§ **DESCRIPTION OF THE TASK**:
Bring together all lines of the material below that contain the string "this".

§ **GIVEN ENTRIES**:
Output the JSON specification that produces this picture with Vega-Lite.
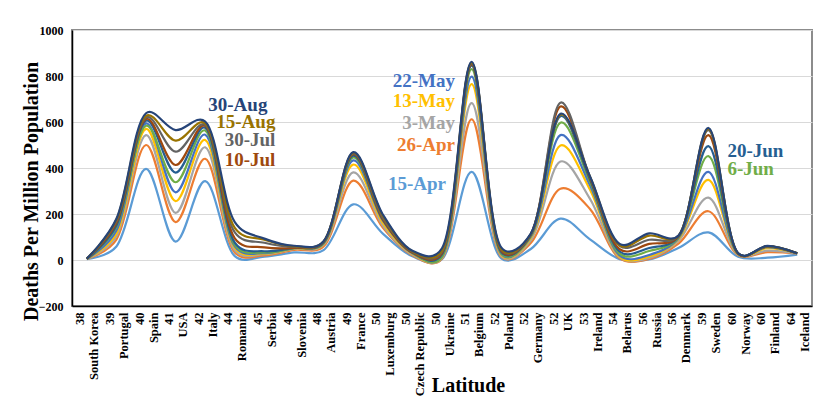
{
  "$schema": "https://vega.github.io/schema/vega-lite/v6.json",
  "width": 740,
  "height": 276,
  "autosize": {"type": "none"},
  "padding": {"left": 72, "top": 30, "right": 1, "bottom": 94},
  "background": "white",
  "config": {"view": {"stroke": "#8c8c8c", "strokeWidth": 2}, "font": "Liberation Serif"},
  "datasets": {
    "main": [
      {"c": "38|South Korea", "15-Apr": 4, "26-Apr": 5, "3-May": 5, "13-May": 5, "22-May": 5, "6-Jun": 5, "20-Jun": 5, "10-Jul": 6, "30-Jul": 6, "15-Aug": 6, "30-Aug": 6},
      {"c": "39|Portugal", "15-Apr": 59, "26-Apr": 89, "3-May": 104, "13-May": 115, "22-May": 128, "6-Jun": 144, "20-Jun": 150, "10-Jul": 161, "30-Jul": 169, "15-Aug": 175, "30-Aug": 179},
      {"c": "40|Spain", "15-Apr": 396, "26-Apr": 500, "3-May": 543, "13-May": 570, "22-May": 594, "6-Jun": 584, "20-Jun": 606, "10-Jul": 613, "30-Jul": 620, "15-Aug": 627, "30-Aug": 638},
      {"c": "41|USA", "15-Apr": 80, "26-Apr": 165, "3-May": 205, "13-May": 256, "22-May": 294, "6-Jun": 338, "20-Jun": 380, "10-Jul": 413, "30-Jul": 471, "15-Aug": 519, "30-Aug": 565},
      {"c": "42|Italy", "15-Apr": 343, "26-Apr": 440, "3-May": 490, "13-May": 522, "22-May": 545, "6-Jun": 563, "20-Jun": 575, "10-Jul": 583, "30-Jul": 588, "15-Aug": 594, "30-Aug": 602},
      {"c": "44|Romania", "15-Apr": 17, "26-Apr": 33, "3-May": 42, "13-May": 52, "22-May": 59, "6-Jun": 66, "20-Jun": 75, "10-Jul": 94, "30-Jul": 120, "15-Aug": 140, "30-Aug": 165},
      {"c": "45|Serbia", "15-Apr": 15, "26-Apr": 20, "3-May": 25, "13-May": 28, "22-May": 30, "6-Jun": 33, "20-Jun": 38, "10-Jul": 55, "30-Jul": 75, "15-Aug": 88, "30-Aug": 93},
      {"c": "46|Slovenia", "15-Apr": 33, "26-Apr": 44, "3-May": 48, "13-May": 50, "22-May": 52, "6-Jun": 52, "20-Jun": 53, "10-Jul": 53, "30-Jul": 58, "15-Aug": 60, "30-Aug": 62},
      {"c": "48|Austria", "15-Apr": 43, "26-Apr": 59, "3-May": 66, "13-May": 70, "22-May": 72, "6-Jun": 74, "20-Jun": 76, "10-Jul": 78, "30-Jul": 79, "15-Aug": 81, "30-Aug": 82},
      {"c": "49|France", "15-Apr": 242, "26-Apr": 345, "3-May": 381, "13-May": 415, "22-May": 433, "6-Jun": 446, "20-Jun": 454, "10-Jul": 460, "30-Jul": 463, "15-Aug": 466, "30-Aug": 469},
      {"c": "50|Luxemburg", "15-Apr": 115, "26-Apr": 141, "3-May": 150, "13-May": 161, "22-May": 172, "6-Jun": 176, "20-Jun": 177, "10-Jul": 178, "30-Jul": 184, "15-Aug": 193, "30-Aug": 198},
      {"c": "50|Czech Republic", "15-Apr": 16, "26-Apr": 21, "3-May": 24, "13-May": 27, "22-May": 29, "6-Jun": 31, "20-Jun": 32, "10-Jul": 33, "30-Jul": 36, "15-Aug": 38, "30-Aug": 40},
      {"c": "50|Ukraine", "15-Apr": 3, "26-Apr": 6, "3-May": 9, "13-May": 12, "22-May": 14, "6-Jun": 15, "20-Jun": 24, "10-Jul": 30, "30-Jul": 36, "15-Aug": 42, "30-Aug": 51},
      {"c": "51|Belgium", "15-Apr": 383, "26-Apr": 612, "3-May": 682, "13-May": 765, "22-May": 797, "6-Jun": 830, "20-Jun": 845, "10-Jul": 850, "30-Jul": 855, "15-Aug": 858, "30-Aug": 862},
      {"c": "52|Poland", "15-Apr": 7, "26-Apr": 15, "3-May": 18, "13-May": 23, "22-May": 27, "6-Jun": 30, "20-Jun": 35, "10-Jul": 40, "30-Jul": 45, "15-Aug": 49, "30-Aug": 55},
      {"c": "52|Germany", "15-Apr": 48, "26-Apr": 74, "3-May": 85, "13-May": 95, "22-May": 101, "6-Jun": 106, "20-Jun": 109, "10-Jul": 111, "30-Jul": 112, "15-Aug": 113, "30-Aug": 115},
      {"c": "52|UK", "15-Apr": 180, "26-Apr": 310, "3-May": 428, "13-May": 498, "22-May": 543, "6-Jun": 597, "20-Jun": 625, "10-Jul": 667, "30-Jul": 684, "15-Aug": 632, "30-Aug": 636},
      {"c": "53|Ireland", "15-Apr": 90, "26-Apr": 222, "3-May": 266, "13-May": 306, "22-May": 325, "6-Jun": 340, "20-Jun": 350, "10-Jul": 356, "30-Jul": 360, "15-Aug": 362, "30-Aug": 363},
      {"c": "54|Belarus", "15-Apr": 4, "26-Apr": 7, "3-May": 11, "13-May": 15, "22-May": 20, "6-Jun": 28, "20-Jun": 37, "10-Jul": 47, "30-Jul": 61, "15-Aug": 64, "30-Aug": 70},
      {"c": "56|Russia", "15-Apr": 2, "26-Apr": 5, "3-May": 9, "13-May": 15, "22-May": 22, "6-Jun": 39, "20-Jun": 52, "10-Jul": 70, "30-Jul": 88, "15-Aug": 106, "30-Aug": 116},
      {"c": "56|Denmark", "15-Apr": 53, "26-Apr": 72, "3-May": 85, "13-May": 92, "22-May": 97, "6-Jun": 101, "20-Jun": 104, "10-Jul": 105, "30-Jul": 106, "15-Aug": 107, "30-Aug": 108},
      {"c": "59|Sweden", "15-Apr": 120, "26-Apr": 212, "3-May": 271, "13-May": 348, "22-May": 383, "6-Jun": 452, "20-Jun": 495, "10-Jul": 543, "30-Jul": 565, "15-Aug": 570, "30-Aug": 574},
      {"c": "60|Norway", "15-Apr": 14, "26-Apr": 22, "3-May": 24, "13-May": 26, "22-May": 27, "6-Jun": 27, "20-Jun": 28, "10-Jul": 28, "30-Jul": 29, "15-Aug": 29, "30-Aug": 30},
      {"c": "60|Finland", "15-Apr": 10, "26-Apr": 34, "3-May": 41, "13-May": 51, "22-May": 56, "6-Jun": 58, "20-Jun": 59, "10-Jul": 59, "30-Jul": 60, "15-Aug": 60, "30-Aug": 61},
      {"c": "64|Iceland", "15-Apr": 23, "26-Apr": 29, "3-May": 29, "13-May": 29, "22-May": 29, "6-Jun": 29, "20-Jun": 29, "10-Jul": 29, "30-Jul": 29, "15-Aug": 29, "30-Aug": 29}
    ],
    "labA": [
      {"series": "15-Aug", "c": "45|Serbia", "value": 600},
      {"series": "30-Jul", "c": "45|Serbia", "value": 522},
      {"series": "10-Jul", "c": "45|Serbia", "value": 435}
    ],
    "labA2": [
      {"series": "30-Aug", "c": "45|Serbia", "value": 674}
    ],
    "labB": [
      {"series": "22-May", "c": "50|Ukraine", "value": 778},
      {"series": "13-May", "c": "50|Ukraine", "value": 691},
      {"series": "3-May", "c": "50|Ukraine", "value": 596},
      {"series": "26-Apr", "c": "50|Ukraine", "value": 500}
    ],
    "labB2": [
      {"series": "15-Apr", "c": "50|Ukraine", "value": 330}
    ],
    "labC": [
      {"series": "20-Jun", "c": "59|Sweden", "value": 474},
      {"series": "6-Jun", "c": "59|Sweden", "value": 396}
    ]
  },
  "encoding": {
    "x": {
      "field": "c", "type": "ordinal", "sort": null,
      "scale": {"type": "point", "padding": 0.5, "domain": ["38|South Korea", "39|Portugal", "40|Spain", "41|USA", "42|Italy", "44|Romania", "45|Serbia", "46|Slovenia", "48|Austria", "49|France", "50|Luxemburg", "50|Czech Republic", "50|Ukraine", "51|Belgium", "52|Poland", "52|Germany", "52|UK", "53|Ireland", "54|Belarus", "56|Russia", "56|Denmark", "59|Sweden", "60|Norway", "60|Finland", "64|Iceland"]},
      "axis": {
        "title": "Latitude", "titleFont": "Liberation Serif", "titleFontSize": 20, "titleFontWeight": "bold", "titleColor": "#000000",
        "titleX": 396, "titleY": 85, "titleBaseline": "alphabetic", "titleAlign": "center",
        "labelExpr": "split(datum.value, '|')", "labelAngle": 270, "labelFont": "Liberation Serif", "labelFontSize": 12.5, "labelFontWeight": "bold", "labelColor": "#000000", "labelLineHeight": 14, "labelPadding": 6, "labelOffset": -7, "labelOverlap": false,
        "ticks": false, "grid": false, "domainColor": "#000000", "domainWidth": 1.5
      }
    },
    "y": {
      "field": "value", "type": "quantitative",
      "scale": {"domain": [-200, 1000], "nice": false},
      "axis": {
        "values": [-200, 0, 200, 400, 600, 800, 1000], "format": "d",
        "title": "Deaths Per Million Population", "titleFont": "Liberation Serif", "titleFontSize": 20, "titleFontWeight": "bold", "titleColor": "#000000",
        "titleX": -41, "titleY": 161, "titleBaseline": "middle", "titleAlign": "center", "titleAngle": 270,
        "labelFont": "Liberation Serif", "labelFontSize": 12, "labelFontWeight": "bold", "labelColor": "#000000", "labelPadding": 9,
        "ticks": false, "grid": true, "gridColor": "#d9d9d9", "gridWidth": 1.2, "domainColor": "#000000", "domainWidth": 1.5
      }
    },
    "color": {
      "field": "series", "type": "nominal", "legend": null,
      "scale": {
        "domain": ["15-Apr", "26-Apr", "3-May", "13-May", "22-May", "6-Jun", "20-Jun", "10-Jul", "30-Jul", "15-Aug", "30-Aug"],
        "range": ["#5B9BD5", "#ED7D31", "#A5A5A5", "#FFC000", "#4472C4", "#70AD47", "#255E91", "#9E480E", "#636363", "#997300", "#264478"]
      }
    }
  },
  "layer": [
    {
      "data": {"name": "main"},
      "transform": [{"fold": ["15-Apr", "26-Apr", "3-May", "13-May", "22-May", "6-Jun", "20-Jun", "10-Jul", "30-Jul", "15-Aug", "30-Aug"], "as": ["series", "value"]}],
      "mark": {"type": "line", "interpolate": "catmull-rom", "tension": 0.3, "strokeWidth": 2.2}
    },
    {
      "data": {"name": "labA"},
      "mark": {"type": "text", "align": "right", "baseline": "middle", "dx": 11, "font": "Liberation Serif", "fontSize": 19, "fontWeight": "bold"},
      "encoding": {"text": {"field": "series"}}
    },
    {
      "data": {"name": "labA2"},
      "mark": {"type": "text", "align": "right", "baseline": "middle", "dx": 3, "font": "Liberation Serif", "fontSize": 19, "fontWeight": "bold"},
      "encoding": {"text": {"field": "series"}}
    },
    {
      "data": {"name": "labB"},
      "mark": {"type": "text", "align": "right", "baseline": "middle", "dx": 13, "font": "Liberation Serif", "fontSize": 19, "fontWeight": "bold"},
      "encoding": {"text": {"field": "series"}}
    },
    {
      "data": {"name": "labB2"},
      "mark": {"type": "text", "align": "right", "baseline": "middle", "dx": 4, "font": "Liberation Serif", "fontSize": 19, "fontWeight": "bold"},
      "encoding": {"text": {"field": "series"}}
    },
    {
      "data": {"name": "labC"},
      "mark": {"type": "text", "align": "left", "baseline": "middle", "dx": 19, "font": "Liberation Serif", "fontSize": 19, "fontWeight": "bold"},
      "encoding": {"text": {"field": "series"}}
    }
  ]
}
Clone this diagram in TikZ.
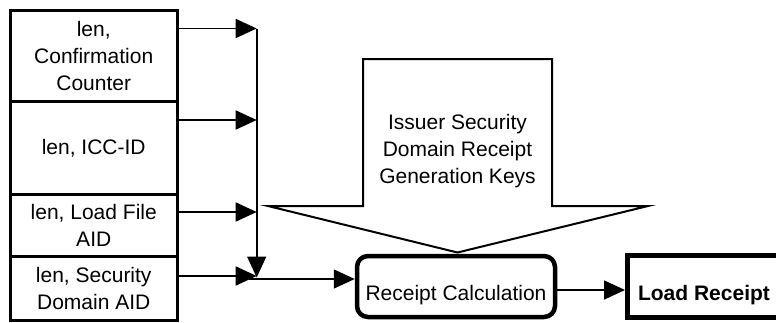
\documentclass[tikz,border=0pt]{standalone}
\usepackage{fontspec}
\setmainfont{Liberation Sans}
\usetikzlibrary{arrows.meta}
\begin{document}
\begin{tikzpicture}[x=1pt,y=-1pt,
  txt/.style={font=\fontsize{21pt}{27pt}\selectfont, align=center},
  inbox/.style={txt, draw, line width=3pt, minimum width=166.5pt, inner sep=0pt, outer sep=0pt},
  arr/.style={line width=1.6pt, -{Triangle[length=21pt,width=19pt]}},
  calcbox/.style={txt, draw, line width=4.5pt, rounded corners=11pt, minimum width=198pt, minimum height=61pt, inner sep=0pt, text height=27pt, text depth=0pt},
  outbox/.style={txt, draw, line width=5pt, minimum width=153pt, minimum height=62pt, inner sep=0pt, text height=27pt, text depth=0pt, font=\fontsize{21pt}{27pt}\selectfont\bfseries}
]
\clip (0,0) rectangle (776,322);
\fill[white] (0,0) rectangle (776,322);

% input boxes
\node[inbox, minimum height=91pt] (b1) at (93.75,55.5) {len,\\Confirmation\\Counter};
\node[inbox, minimum height=93.5pt] (b2) at (93.75,147.75) {len, ICC-ID};
\node[inbox, minimum height=62pt] (b3) at (93.75,225.5) {len, Load File\\AID};
\node[inbox, minimum height=63.5pt] (b4) at (93.75,288.25) {len, Security\\Domain AID};

% bus coordinates
\coordinate (j1) at (256.7,28.5);
\coordinate (j2) at (256.7,120);
\coordinate (j3) at (256.7,212);
\coordinate (j4) at (256.7,276);
\coordinate (jd) at (256.7,277.5);
\coordinate (h0) at (249,279);

\draw[arr] (b1.east |- j1) -- (j1);
\draw[arr] (b2.east |- j2) -- (j2);
\draw[arr] (b3.east |- j3) -- (j3);
\draw[arr] (b4.east |- j4) -- (j4);
\draw[arr] (j1) -- (jd);

% receipt calculation
\node[calcbox] (rc) at (456,286.5) {Receipt Calculation};
\draw[arr] (h0) -- (rc.west |- h0);

% load receipt
\node[outbox] (lr) at (704,286.5) {Load Receipt};
\coordinate (a5) at (557,290);
\draw[arr] (a5) -- (lr.west |- a5);

% callout arrow shape
\draw[line width=2pt, line join=miter] (363,59) -- (552,59) -- (552,206) -- (648,206) -- (457.5,252.5) -- (268,206) -- (363,206) -- cycle;
\node[txt, inner sep=0pt] (keys) at (457.5,151.5) {Issuer Security\\Domain Receipt\\Generation Keys};
\end{tikzpicture}
\end{document}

§ **WRITTEN ANSWER**:
Output the JSON specification that produces this picture with Vega-Lite.
Clone this diagram in TikZ.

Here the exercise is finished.